Band 2 ist gleichzeitig ein Wiedersehen mit den bekannten Protagonisten aus Band 1, aus deren unterschiedlichen Perspektiven die Geschichte in kurzen, dynamischen Wechseln erzählt wird. Durch diese Erzählweise hat der Leser einen umfassen Einblick in die Lügen, Geheimnisse und Intrigen der einzelnen Figuren. Man hofft und leidet mit den Sympathieträgern und ist entsetzt über so manche Tat der Bösewichte. Spannung entsteht dadurch zeitgleich in mehreren Erzählsträngen, wobei die Geschichte etwas braucht, bevor sie an Fahrt aufnimmt und man als Leser wieder mit allen Charakteren vertraut ist. 

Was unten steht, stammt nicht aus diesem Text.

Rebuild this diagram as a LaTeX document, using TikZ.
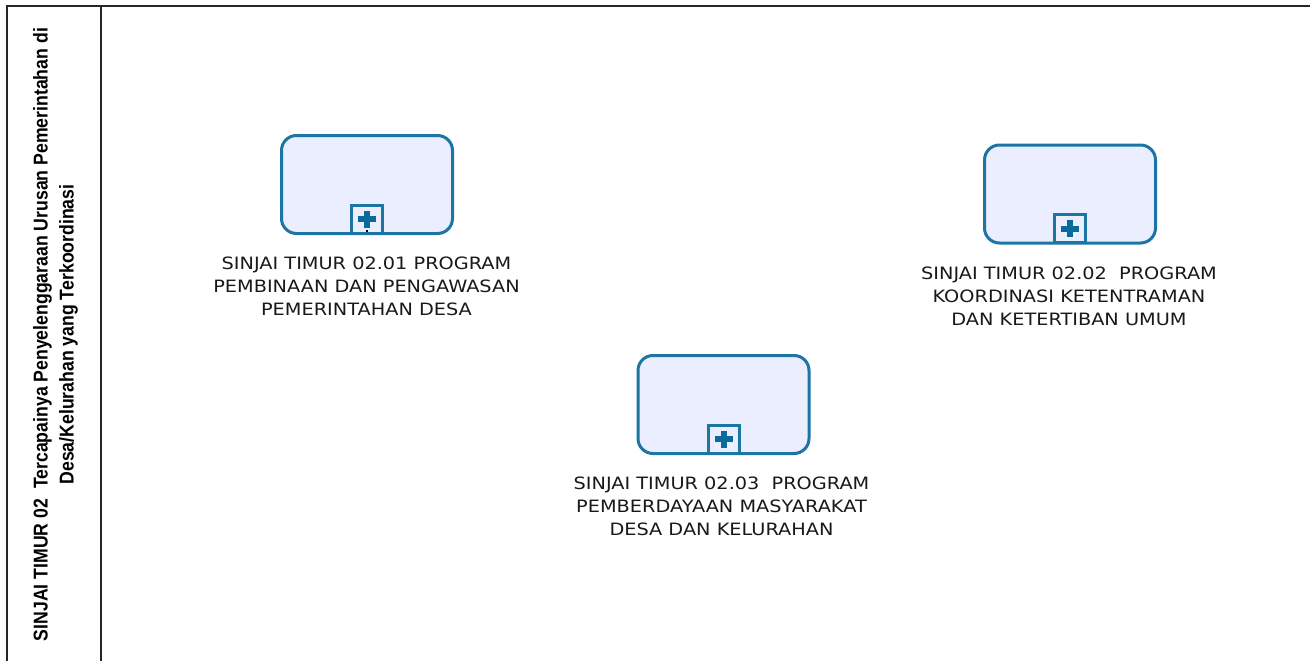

"Elbstürme" ist eine fiktive Geschichte, die aufgrund der historischen Begebenheiten und der realitätsnahen Darstellung der damaligen Zeit der Epoche der Industrialisierung und der gesellschaftlichen Verhältnisse sehr authentisch wirkt. Zudem sind es die lebendig gezeichneten Charaktere und ihre unterschiedlichen Sorgen und Probleme sowie Ziele, für die sie kämpfen, die den Leser fesseln und berühren. Während in Band 1 die Liebesgeschichte um Lily und Jo vordergründig war, nimmt sie in Band 2 weniger Raum ein, lässt damit jedoch mehr Platz für die übrigen Protagonisten, um ihnen und ihren Anliegen mehr Tiefe zu verleihen.